Epilogue: Wedding Rings & Thai Silk
When I married my Thai wife, Waranya, of course she wore a traditional wedding gown made from a beautifully brocaded Thai silk woven in Lamphun.
Prior to the wedding, We also went out and chose her engagement and our wedding rings. We went to an established brick & mortar jeweler that had been in business for years.
The jeweler was showing us lots of engagement rings and I was questioning him about quality. He handed me his loop and encouraged me to study the diamond of the ring my soon-to-be wife liked.
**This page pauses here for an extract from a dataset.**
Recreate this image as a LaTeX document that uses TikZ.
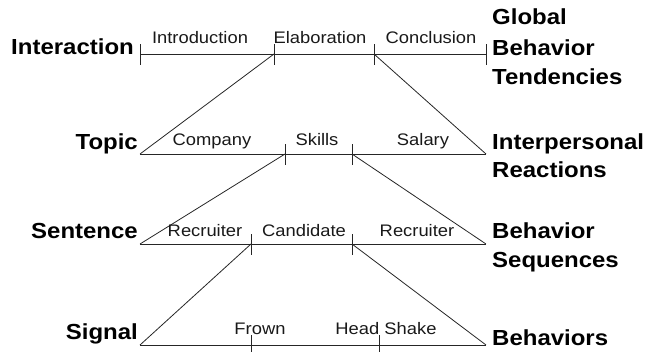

I put the loop against my eyeglasses and squinted. He gently told me to take off my glasses and then turned the loop around because I was looking through it the wrong way. The second time, I could make out something through the loop, but it was all meaningless to me. It could have been a perfect diamond or a chunk of plastic. The loop did me no good at all. But I trusted the jeweler and bought the diamond engagement ring and our wedding bands.
My wife looked beautiful in her Thai silk wedding gown and I happily slipped on her wedding ring. Perfect!
So yes! Wedding rings and Thai silk do go together. But not in the way silk sharks falsely claim.